So why didn't onetime crypto king Sam Bankman-Fried have any problems with 'debanking'?

Is there more to the Sam Bankman-Fried story than we have learned about from court records?

A couple days ago, Elon Musk pointed out that 30 Silicon Valley barons had been abruptly 'debanked' without warning, their access to the entire banking system blocked, leaving them reduced to just cash-based transactions. Many were involved in cryptocurrency. They hadn't committed any crime, and they had no recourse to appeal.

That's interesting, because I searched around and found no evidence that former crypto bigshot Sam Bankman-Fried was ever debanked.

Would that be the same Sam Bankman-Fried who was the Democrat party's biggest donor, a donor so big his donations topped those of the House of Soros?

According to Reuters, citing the prosecutors who get him convicted of fraud, he donated $100 million to political campaigns in 2022, nearly all to Democrats, stealing the cash from his depositors for the purpose.

Did that guy ever get debanked? His rivals did. As far as I could tell, he didn't.

Funny how the topic didn't come up during the trial.

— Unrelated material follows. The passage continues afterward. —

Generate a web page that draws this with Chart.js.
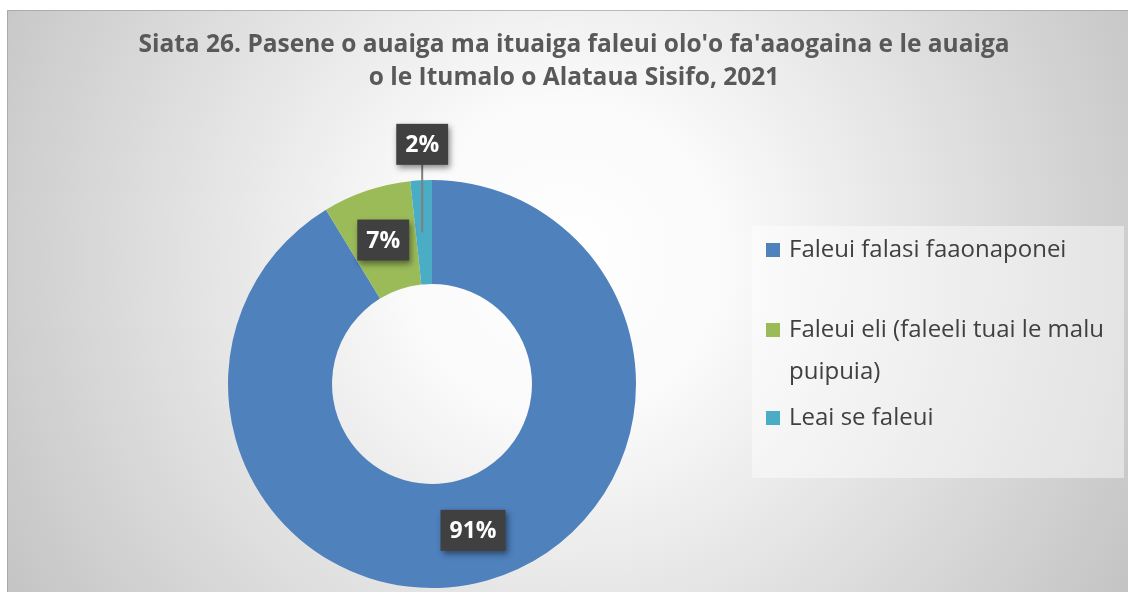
<!DOCTYPE html>
<html>
<head>
<meta charset="utf-8">
<script src="https://cdn.jsdelivr.net/npm/chart.js@4"></script>
<style>
  html, body { margin: 0; padding: 0; background: #fff; }
  #wrap { position: relative; width: 1128px; height: 592px; }
</style>
</head>
<body>
<div id="wrap"><canvas id="myChart" width="1128" height="592"></canvas></div>
<script>
// data
const categories = ["Faleui falasi faaonaponei", "Faleui eli (faleeli tuai le malu puipuia)", "Leai se faleui"];
const legendLines = [["Faleui falasi faaonaponei"], ["Faleui eli (faleeli tuai le malu", "puipuia)"], ["Leai se faleui"]];
const values = [91.3, 7.0, 1.7];
const colors = ["#4f81bd", "#9bbb59", "#4bacc6"];
const titleLines = ["Siata 26. Pasene o auaiga ma ituaiga faleui olo'o fa'aaogaina e le auaiga", "o le Itumalo o Alataua Sisifo, 2021"];

const FONT = "'Open Sans', Lato, sans-serif";

// background, title, legend box
const bgPlugin = {
  id: 'bg',
  beforeDraw(chart) {
    const ctx = chart.ctx;
    ctx.save();
    ctx.fillStyle = '#ffffff';
    ctx.fillRect(0, 0, chart.width, chart.height);
    const g = ctx.createRadialGradient(565, 260, 0, 565, 260, 650);
    g.addColorStop(0, '#ffffff');
    g.addColorStop(0.25, '#fafafa');
    g.addColorStop(1, '#c4c4c4');
    ctx.fillStyle = g;
    ctx.fillRect(7, 10, chart.width - 7, chart.height - 10);
    ctx.strokeStyle = 'rgba(150,150,150,0.6)';
    ctx.lineWidth = 1;
    ctx.beginPath();
    ctx.moveTo(7.5, chart.height);
    ctx.lineTo(7.5, 10.5);
    ctx.lineTo(chart.width, 10.5);
    ctx.stroke();

    ctx.fillStyle = '#595959';
    ctx.font = "bold 24.5px " + FONT;
    ctx.textAlign = 'center';
    ctx.textBaseline = 'middle';
    titleLines.forEach((t, i) => ctx.fillText(t, 574, 45 + i * 33));

    ctx.fillStyle = 'rgba(255,255,255,0.45)';
    ctx.fillRect(752, 226, 372, 252);
    ctx.restore();
  },
  afterDraw(chart) {
    const ctx = chart.ctx;
    ctx.save();
    ctx.font = "24px " + FONT;
    ctx.textBaseline = 'middle';
    ctx.textAlign = 'left';
    const lineYs = [[250], [330, 372], [418]];
    legendLines.forEach((lines, i) => {
      ctx.fillStyle = colors[i];
      ctx.fillRect(766, lineYs[i][0] - 7, 14, 14);
      ctx.fillStyle = '#404040';
      lines.forEach((l, j) => ctx.fillText(l, 789, lineYs[i][j]));
    });

    // data labels
    const total = values.reduce((a, b) => a + b, 0);
    const meta = chart.getDatasetMeta(0);
    meta.data.forEach((arc, i) => {
      const p = arc.getProps(['x', 'y', 'startAngle', 'endAngle', 'innerRadius', 'outerRadius'], true);
      const mid = (p.startAngle + p.endAngle) / 2;
      const pct = Math.round(values[i] / total * 100) + '%';
      const r = (p.innerRadius + p.outerRadius) / 2;
      const small = (p.endAngle - p.startAngle) < 0.2;
      let lx, ly;
      if (small) {
        lx = p.x + Math.cos(mid) * (p.outerRadius + 36) + 3;
        ly = p.y + Math.sin(mid) * (p.outerRadius + 36);
      } else {
        lx = p.x + Math.cos(mid) * r;
        ly = p.y + Math.sin(mid) * r;
      }
      ctx.font = "bold 23px " + FONT;
      const w = ctx.measureText(pct).width + 18;
      const h = 41;
      if (small) {
        ctx.strokeStyle = '#7f7f7f';
        ctx.lineWidth = 2;
        ctx.beginPath();
        ctx.moveTo(lx, ly + h / 2);
        ctx.lineTo(lx, p.y + Math.sin(mid) * r);
        ctx.stroke();
      }
      ctx.save();
      ctx.shadowColor = 'rgba(0,0,0,0.45)';
      ctx.shadowBlur = 6;
      ctx.shadowOffsetX = 2;
      ctx.shadowOffsetY = 3;
      ctx.fillStyle = '#404040';
      ctx.fillRect(lx - w / 2, ly - h / 2, w, h);
      ctx.restore();
      ctx.fillStyle = '#ffffff';
      ctx.textAlign = 'center';
      ctx.fillText(pct, lx, ly + 1);
    });
    ctx.restore();
  }
};

new Chart(document.getElementById("myChart"), {
  type: 'doughnut',
  data: {
    labels: categories,
    datasets: [{
      data: values,
      backgroundColor: colors,
      borderWidth: 0
    }]
  },
  options: {
    responsive: false,
    animation: false,
    cutout: '49%',
    layout: {
      padding: { top: 180, bottom: 4, left: 228, right: 492 }
    },
    plugins: {
      legend: { display: false },
      title: { display: false },
      tooltip: { enabled: false }
    }
  },
  plugins: [bgPlugin]
});
</script>
</body>
</html>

Musk's tweet was derived from an interview that Silicon Valley venture capitalist Marc Andreessen, a longtime Democrat donor who went for President Trump this time, gave to Joe Rogan. A summary of the three-hour interview is here at Fortune magazine and below on this tweet string:

Among those 11 things, the Biden administration had been discouraging the creation of artificial intelligence companies, because the government had plans for just three to survive, the better to control them as they had with social media.

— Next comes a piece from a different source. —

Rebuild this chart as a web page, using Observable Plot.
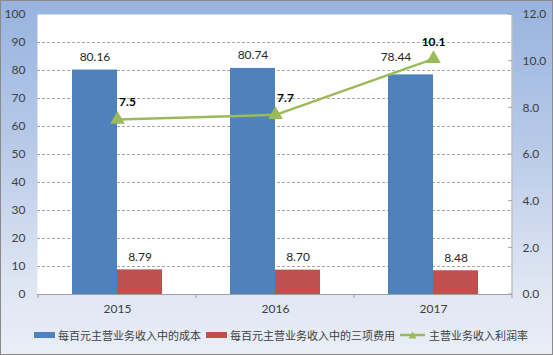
<!DOCTYPE html>
<html><head><meta charset="utf-8">
<script src="https://cdn.jsdelivr.net/npm/d3@7"></script>
<script src="https://cdn.jsdelivr.net/npm/@observablehq/plot@0.6"></script>
<style>
body{margin:0;}
#chart{position:relative;width:553px;height:355px;box-sizing:border-box;
  background:linear-gradient(to bottom,#97b3df 0%,#bccce9 45%,#dfe6f3 80%,#e9eef7 100%);
  box-shadow:inset 0 0 0 1px #8a8a8a;overflow:hidden;}
#plot{position:absolute;left:0;top:0;}
#legend{position:absolute;left:34px;top:327px;display:flex;align-items:center;
  font-family:"Noto Sans CJK SC",sans-serif;font-size:11px;color:#404040;line-height:16px;white-space:nowrap;}
.sw{display:inline-block;width:21px;height:6px;margin-right:3px;}
.item{display:flex;align-items:center;margin-right:5px;}
</style></head><body>
<div id="chart"><div id="plot"></div><div id="legend"></div></div>
<script>
const years = ["2015", "2016", "2017"];
const costPer100 = [80.16, 80.74, 78.44];
const feePer100 = [8.79, 8.70, 8.48];
const profitRate = [7.5, 7.7, 10.1];
const leftTicks = [0, 10, 20, 30, 40, 50, 60, 70, 80, 90, 100];
const rightTicks = [0, 2, 4, 6, 8, 10, 12];
const seriesNames = ["每百元主营业务收入中的成本", "每百元主营业务收入中的三项费用", "主营业务收入利润率"];

const blue = "#4F81BD", red = "#C0504D", green = "#9BBB59";
const leftMax = 100, rightMax = 12;
const toLeft = v => v * leftMax / rightMax;

const cost = years.map((y, i) => ({year: y, value: costPer100[i], idx: i}));
const fee = years.map((y, i) => ({year: y, value: feePer100[i]}));
const rate = years.map((y, i) => ({year: y, value: profitRate[i], idx: i}));

const font = "'Liberation Sans Narrow', Lato, sans-serif";

function frameDecor(index, scales, values, dims) {
  const g = d3.create("svg:g");
  const xr = dims.width - dims.marginRight;
  const yb = dims.height - dims.marginBottom;
  const yt = dims.marginTop;
  g.append("line").attr("x1", xr).attr("x2", xr).attr("y1", yt).attr("y2", yb).attr("stroke", "#a0a0a0");
  for (const t of rightTicks) {
    const y = scales.y(toLeft(t));
    g.append("line").attr("x1", xr - 4).attr("x2", xr).attr("y1", y).attr("y2", y).attr("stroke", "#a0a0a0");
  }
  const xs = years.map(y => scales.x(y));
  xs.push(xs[xs.length - 1] + (xs[1] - xs[0]));
  for (const x of xs) {
    g.append("line").attr("x1", x).attr("x2", x).attr("y1", yb).attr("y2", yb + 4).attr("stroke", "#a0a0a0");
  }
  return g.node();
}

const plot = Plot.plot({
  width: 553,
  height: 318,
  marginLeft: 37,
  marginRight: 41,
  marginTop: 14,
  marginBottom: 24,
  style: {background: "transparent", fontFamily: font, fontSize: "12px", color: "#404040"},
  x: {type: "band", domain: years, padding: 0, axis: null},
  y: {domain: [0, leftMax], axis: null},
  marks: [
    Plot.frame({fill: "white", stroke: "none"}),
    Plot.gridY(leftTicks.filter(d => d > 0 && d < leftMax), {stroke: "#a6a6a6", strokeOpacity: 1, strokeDasharray: "3,2"}),
    Plot.barY(cost, {x: "year", y: "value", fill: blue, insetLeft: 34, insetRight: 79}),
    Plot.barY(fee, {x: "year", y: "value", fill: red, insetLeft: 79, insetRight: 34}),
    Plot.ruleY([0], {stroke: "#a0a0a0"}),
    frameDecor,
    Plot.text(cost.filter(d => d.idx < 2), {x: "year", y: "value", text: d => d.value.toFixed(2), dx: -22.5, dy: -13, fill: "#262626", fontSize: 12}),
    Plot.text(cost.filter(d => d.idx >= 2), {x: "year", y: "value", text: d => d.value.toFixed(2), dx: -37.5, dy: -18, fill: "#262626", fontSize: 12}),
    Plot.text(fee, {x: "year", y: "value", text: d => d.value.toFixed(2), dx: 22.5, dy: -13, fill: "#262626", fontSize: 12}),
    Plot.line(rate, {x: "year", y: d => toLeft(d.value), stroke: green, strokeWidth: 2.5}),
    Plot.dot(rate, {x: "year", y: d => toLeft(d.value), symbol: "triangle", fill: green, stroke: green, r: 4.5}),
    Plot.text(rate.filter(d => d.idx < 2), {x: "year", y: d => toLeft(d.value), text: d => d.value.toFixed(1), dx: 10, dy: -17, fontWeight: "bold", fill: "#000", fontSize: 12}),
    Plot.text(rate.filter(d => d.idx >= 2), {x: "year", y: d => toLeft(d.value), text: d => d.value.toFixed(1), dx: 0, dy: -17, fontWeight: "bold", fill: "#000", fontSize: 12}),
    Plot.axisY(leftTicks, {anchor: "left", label: null, tickSize: 0, tickPadding: 12, fontSize: 12, fill: "#404040"}),
    Plot.axisY(rightTicks.map(toLeft), {anchor: "right", label: null, tickSize: 0, tickPadding: 10, tickFormat: d => (d * rightMax / leftMax).toFixed(1), fontSize: 12, fill: "#404040"}),
    Plot.axisX({label: null, tickSize: 0, tickPadding: 10, fontSize: 12, fill: "#404040"})
  ]
});
document.getElementById("plot").append(plot);

const legend = document.getElementById("legend");
const colors = [blue, red];
seriesNames.forEach((name, i) => {
  const item = document.createElement("span");
  item.className = "item";
  if (i < 2) {
    item.innerHTML = `<span class="sw" style="background:${colors[i]}"></span><span>${name}</span>`;
  } else {
    item.innerHTML = `<svg width="25" height="10" style="margin-right:4px"><line x1="0" x2="25" y1="5" y2="5" stroke="${green}" stroke-width="2.5"/><path d="M12.5,1.5 L16.5,8.5 L8.5,8.5 Z" fill="${green}"/></svg><span>${name}</span>`;
  }
  legend.append(item);
});
</script>
</body></html>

What's more, AI will serve as the baseline for an emerging social credit system -- determining what you can buy, whether you can get a loan, what schools your kids get into, whether a door opens or not. China has nothing on these big plans.

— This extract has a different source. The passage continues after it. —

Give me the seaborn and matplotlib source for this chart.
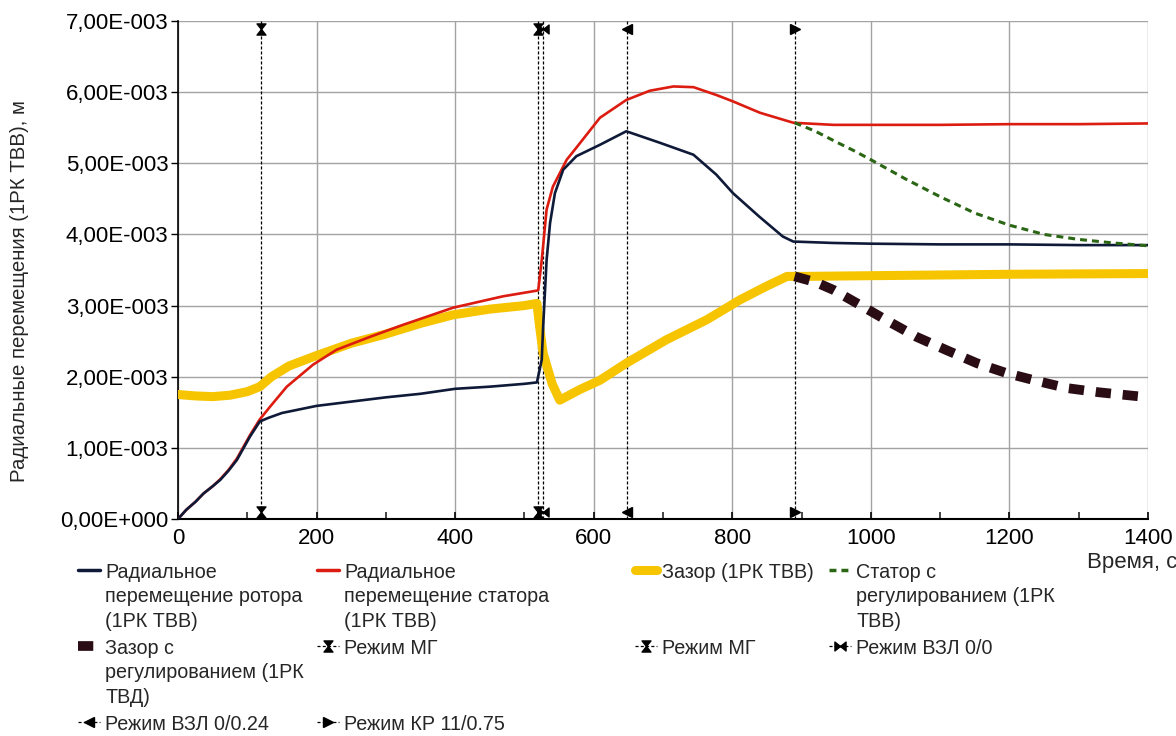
import numpy as np
import pandas as pd
import matplotlib
matplotlib.use("Agg")
import matplotlib.pyplot as plt
import matplotlib.transforms as mtransforms
from matplotlib.lines import Line2D
from matplotlib.path import Path
from matplotlib.ticker import FuncFormatter, MultipleLocator
import seaborn as sns

# ---------------- data (values in mm, plotted in m) ----------------
rotor_t = [0, 12, 25, 37, 50, 61, 73, 85, 104, 118, 130, 150, 200, 250, 300, 350, 400,
           450, 500, 518, 522, 525, 527, 532, 537, 544, 556, 575, 609, 647, 695, 744,
           777, 801, 839, 873, 888, 946, 1000, 1100, 1200, 1300, 1400]
rotor_mm = [0.0, 0.13, 0.24, 0.36, 0.46, 0.55, 0.68, 0.83, 1.16, 1.37, 1.42, 1.49, 1.59,
            1.65, 1.71, 1.76, 1.83, 1.86, 1.90, 1.92, 2.10, 2.24, 2.70, 3.64, 4.16, 4.58,
            4.91, 5.10, 5.26, 5.45, 5.29, 5.12, 4.84, 4.58, 4.25, 3.97, 3.90, 3.88, 3.87,
            3.86, 3.86, 3.85, 3.85]

stator_t = [0, 12, 25, 37, 50, 61, 73, 85, 104, 118, 133, 157, 195, 229, 277, 325, 397,
            469, 518, 520, 525, 532, 541, 561, 575, 609, 647, 681, 715, 744, 777, 801,
            840, 888, 946, 1000, 1100, 1200, 1300, 1400]
stator_mm = [0.0, 0.13, 0.24, 0.36, 0.46, 0.56, 0.69, 0.85, 1.18, 1.40, 1.58, 1.86, 2.17,
             2.38, 2.56, 2.73, 2.97, 3.13, 3.21, 3.22, 3.64, 4.35, 4.67, 5.05, 5.22, 5.64,
             5.89, 6.02, 6.08, 6.07, 5.96, 5.87, 5.71, 5.57, 5.54, 5.54, 5.54, 5.55, 5.55,
             5.56]

gap_t = [0, 25, 50, 75, 100, 118, 135, 160, 195, 250, 300, 350, 397, 450, 500, 518, 522,
         527, 540, 551, 580, 609, 647, 705, 763, 811, 849, 879, 900, 1000, 1200, 1400]
gap_mm = [1.75, 1.73, 1.72, 1.74, 1.79, 1.86, 2.00, 2.15, 2.28, 2.47, 2.60, 2.75, 2.87,
          2.95, 3.00, 3.03, 2.70, 2.33, 1.90, 1.67, 1.82, 1.95, 2.19, 2.52, 2.80, 3.08,
          3.27, 3.41, 3.41, 3.42, 3.44, 3.45]

stator_reg_t = [890, 920, 950, 975, 1000, 1050, 1100, 1150, 1200, 1250, 1300, 1350, 1400]
stator_reg_mm = [5.57, 5.45, 5.30, 5.18, 5.05, 4.78, 4.53, 4.30, 4.13, 4.00, 3.93, 3.88, 3.84]

gap_reg_t = [890, 920, 946, 984, 1025, 1066, 1110, 1153, 1196, 1240, 1283, 1330, 1391]
gap_reg_mm = [3.41, 3.33, 3.22, 3.01, 2.78, 2.56, 2.37, 2.19, 2.05, 1.94, 1.84, 1.78, 1.72]

mode_times = [120, 520, 527, 648, 890]
mode_labels = ["Режим МГ", "Режим МГ", "Режим ВЗЛ 0/0", "Режим ВЗЛ 0/0.24", "Режим КР 11/0.75"]

series_labels = [
    "Радиальное\nперемещение ротора\n(1РК ТВВ)",
    "Радиальное\nперемещение статора\n(1РК ТВВ)",
    "Зазор (1РК ТВВ)",
    "Статор с\nрегулированием (1РК\nТВВ)",
    "Зазор с\nрегулированием (1РК\nТВД)",
]

x_ticks = [0, 200, 400, 600, 800, 1000, 1200, 1400]
y_ticks_mm = [0, 1, 2, 3, 4, 5, 6, 7]
ylabel = "Радиальные перемещения (1РК ТВВ), м"
xlabel = "Время, с"

# ---------------- style ----------------
sns.set_theme(style="white")
plt.rcParams["font.family"] = ["Liberation Sans", "DejaVu Sans"]
plt.rcParams["lines.scale_dashes"] = False

c_rotor = "#0f1a38"
c_stator = "#dc1c10"
c_gap = "#f6c500"
c_sreg = "#2a6614"
c_greg = "#2a0c14"
FS_TICK = 16
FS_YLAB = 14.7
FS_LEG = 14.2

fig = plt.figure(figsize=(11.76, 7.36), dpi=100)
ax = fig.add_axes([178 / 1176, 1 - 519 / 736, (1148 - 178) / 1176, (519 - 21) / 736])

def mm(v):
    return np.asarray(v) * 1e-3

# curves
sns.lineplot(x=gap_t, y=mm(gap_mm), ax=ax, color=c_gap, linewidth=6.5,
             estimator=None, sort=False, zorder=3)
sns.lineplot(x=stator_t, y=mm(stator_mm), ax=ax, color=c_stator, linewidth=1.9,
             estimator=None, sort=False, zorder=4)
sns.lineplot(x=rotor_t, y=mm(rotor_mm), ax=ax, color=c_rotor, linewidth=1.9,
             estimator=None, sort=False, zorder=5)
sns.lineplot(x=stator_reg_t, y=mm(stator_reg_mm), ax=ax, color=c_sreg, linewidth=2.2,
             estimator=None, sort=False, zorder=6)
ax.lines[-1].set_dashes((5, 3.6))
sns.lineplot(x=gap_reg_t, y=mm(gap_reg_mm), ax=ax, color=c_greg, linewidth=7,
             estimator=None, sort=False, zorder=6)
ax.lines[-1].set_dashes((11, 8.5))
ax.lines[-1].set_solid_capstyle("butt")
ax.lines[-1].set_dash_capstyle("butt")

# markers
hourglass = Path([(-0.8, 1), (0.8, 1), (-0.8, -1), (0.8, -1), (-0.8, 1)],
                 [Path.MOVETO, Path.LINETO, Path.LINETO, Path.LINETO, Path.CLOSEPOLY])
bowtie = Path([(-1, 0.8), (-1, -0.8), (1, 0.8), (1, -0.8), (-1, 0.8)],
              [Path.MOVETO, Path.LINETO, Path.LINETO, Path.LINETO, Path.CLOSEPOLY])
mode_markers = [hourglass, hourglass, bowtie, "<", ">"]
mode_ms = [8, 8, 8, 7, 7]

ymax = mm(y_ticks_mm[-1])
up = ax.transData + mtransforms.ScaledTranslation(0, 0.07, fig.dpi_scale_trans)
down = ax.transData + mtransforms.ScaledTranslation(0, -0.08, fig.dpi_scale_trans)
for t, m, ms in zip(mode_times, mode_markers, mode_ms):
    ax.plot([t, t], [0, ymax], color="black", lw=0.9, dashes=(2.2, 1.4), zorder=2)
    ax.plot([t], [0], marker=m, ms=ms, color="black", ls="none", transform=up,
            zorder=7, clip_on=False)
    ax.plot([t], [ymax], marker=m, ms=ms, color="black", ls="none", transform=down,
            zorder=7, clip_on=False)

# axes
ax.set_xlim(x_ticks[0], x_ticks[-1])
ax.set_ylim(0, ymax)
ax.set_xticks(x_ticks)
ax.set_yticks(mm(y_ticks_mm))
ax.xaxis.set_minor_locator(MultipleLocator(100))

def sci_fmt(v, pos):
    if abs(v) < 1e-12:
        return "0,00E+000"
    mant, ex = f"{v:.2E}".split("E")
    ex = int(ex)
    return f"{mant.replace('.', ',')}E{'+' if ex >= 0 else '-'}{abs(ex):03d}"

ax.yaxis.set_major_formatter(FuncFormatter(sci_fmt))
ax.grid(True, which="major", color="#a3a3a3", lw=1.0)
ax.set_axisbelow(True)
for s in ["top", "right"]:
    ax.spines[s].set_visible(False)
ax.spines["left"].set_color("black")
ax.spines["left"].set_linewidth(1.2)
ax.spines["bottom"].set_color("black")
ax.spines["bottom"].set_linewidth(1.5)
ax.tick_params(axis="x", which="major", direction="in", length=5, width=1.2,
               labelsize=FS_TICK, pad=6.5, colors="black", bottom=True)
ax.tick_params(axis="x", which="minor", direction="in", length=5, width=1.2,
               bottom=True)
ax.tick_params(axis="y", which="major", direction="out", length=5, width=1.0,
               labelsize=FS_TICK, pad=2, colors="black", left=True)
ax.set_xlabel("")
ax.set_ylabel("")

fig.text(20 / 1176, 0.605, ylabel, rotation=90, ha="center", va="center", fontsize=FS_YLAB)
fig.text(1087 / 1176, 1 - 568 / 736, xlabel, ha="left", va="baseline", fontsize=FS_TICK)

# legend handles
h_rotor = Line2D([], [], color=c_rotor, lw=2.5)
h_stator = Line2D([], [], color=c_stator, lw=2.5)
h_gap = Line2D([], [], color=c_gap, lw=6.5)
h_sreg = Line2D([], [], color=c_sreg, lw=2.5, dashes=(5, 3.6))
h_greg = Line2D([], [], color=c_greg, lw=7, dashes=(11, 8.5), dash_capstyle="butt")
h_modes = [Line2D([], [], color="black", lw=0.9, dashes=(2.2, 1.6), marker=m, ms=ms)
           for m, ms in zip(mode_markers, mode_ms)]

columns = [
    ([h_rotor, h_greg, h_modes[3]],
     [series_labels[0], series_labels[4], mode_labels[3]], 78),
    ([h_stator, h_modes[0], h_modes[4]],
     [series_labels[1], mode_labels[0] + "\n\n", mode_labels[4]], 317),
    ([h_gap, h_modes[1]],
     [series_labels[2] + "\n\n", mode_labels[1]], 635),
    ([h_sreg, h_modes[2]],
     [series_labels[3], mode_labels[2]], 829),
]
for handles, labels, xpx in columns:
    leg = fig.legend(handles, labels, loc="upper left",
                     bbox_to_anchor=(xpx / 1176, 1 - 563 / 736),
                     bbox_transform=fig.transFigure, frameon=False, borderpad=0,
                     borderaxespad=0, handlelength=1.13, handletextpad=0.26,
                     labelspacing=0.42, fontsize=FS_LEG, numpoints=1)
    for txt in leg.get_texts():
        txt.set_linespacing(1.36)
    try:
        box = leg._legend_handle_box
        box.align = "top"
        for col in box.get_children():
            col.align = "left"
            for item in col.get_children():
                item.align = "top"
    except Exception:
        pass

fig.savefig("out.png", dpi=100)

The government, using the secret "politically exposed persons" label, requires banks to debank if they throw that word at them. One guy in Andreessen's firm got debanked for having 'crypto' in his job title. All access to the banking system was shut off to that unlucky group without any recourse to appeal, leaving him to deal in just cash-only transactions. Too bad if he wanted to rent a car at the airport.

The government also does it dirty work -- censorship, debanking, deplatforming -- through "public-private partnerships," meaning, NGOs on government contract. They serve as hitmen for the big guy behind the scenes (meaning, the government) for censorship, deplatforming, debanking, because they can't be seen with dirty hands.

Debanking arguably began with the IRS's assault on the Tea Party activists for their politics -- they were denied permits for tax-exempt status which swung the 2012 election to Barack Obama. Not one IRS deep-stater was punished for this naked partisanship and the profoundly partisan official at the head of this effort, Lois Lerner, was permitted to retire to her mansion in the Virginia horse country with full pension.

After that, much cruder debanking started popping up, first to gun dealers, and then pot shop owners -- large numbers of whom got debanked. A group called 'Gays against Groomers' had its PayPal account shut down, too. These weren't popular groups with those in the establishment, so the debankings drew little attention and nobody got punished for these anticonstitutional acts. That they got away with it only made them grow more ravenous.

They went to cryptocurrency next, hitting Silicon Valley at one of its investment hotspots. Bankman-Fried was right there with them when it started.

I'm no fan of cryptocurrency, which like pot, isn't a particularly good thing, given that it's just a ledger currency, but so long as it's legal, they have no business harassing it.

The debankings turned half of Silicon Valley against Democrats and toward Trump, Andreessen said.

Obviously, something very bad has been going on, like a Frankenstein's monster let loose and growing bigger.

Yet the truly worst figure in the crypto world, Bankman-Fried, apparently never had any problem accessing his bank account.

I searched, and didn't find any debanking under his name. Why was that?

Maybe the fact that he donated to Democrats at a level unlike any of the others?

If Congress were to call this miscreant in to start asking questions, some enlightening things could probably be uncovered.

Such as:

Does he know why he was never debanked?

Did someone in government tell him he'd be 'protected' from debanking if he paid off Democrats in big, big dollar amounts for their campaigns?

Did he start stealing from customer accounts to make those payments?

Is paying Democrats the only way one avoids shutdown by a government that is determined to have just two or three companies in every field, the better to control them?

Funny how all the campaign finance violations charges were dropped against him at the last minute, wasn't it?

It sounds like the stuff of conspiracy theories, yet Andreessen is a credible source who didn't get as rich as he is by trafficking conspiracy theories. If even half this is true, we have a monster on our hands that only President Trump can stop. January 20 can't come soon enough.

This is one of the most revolting stories of the deep state's abuse of power I've ever heard.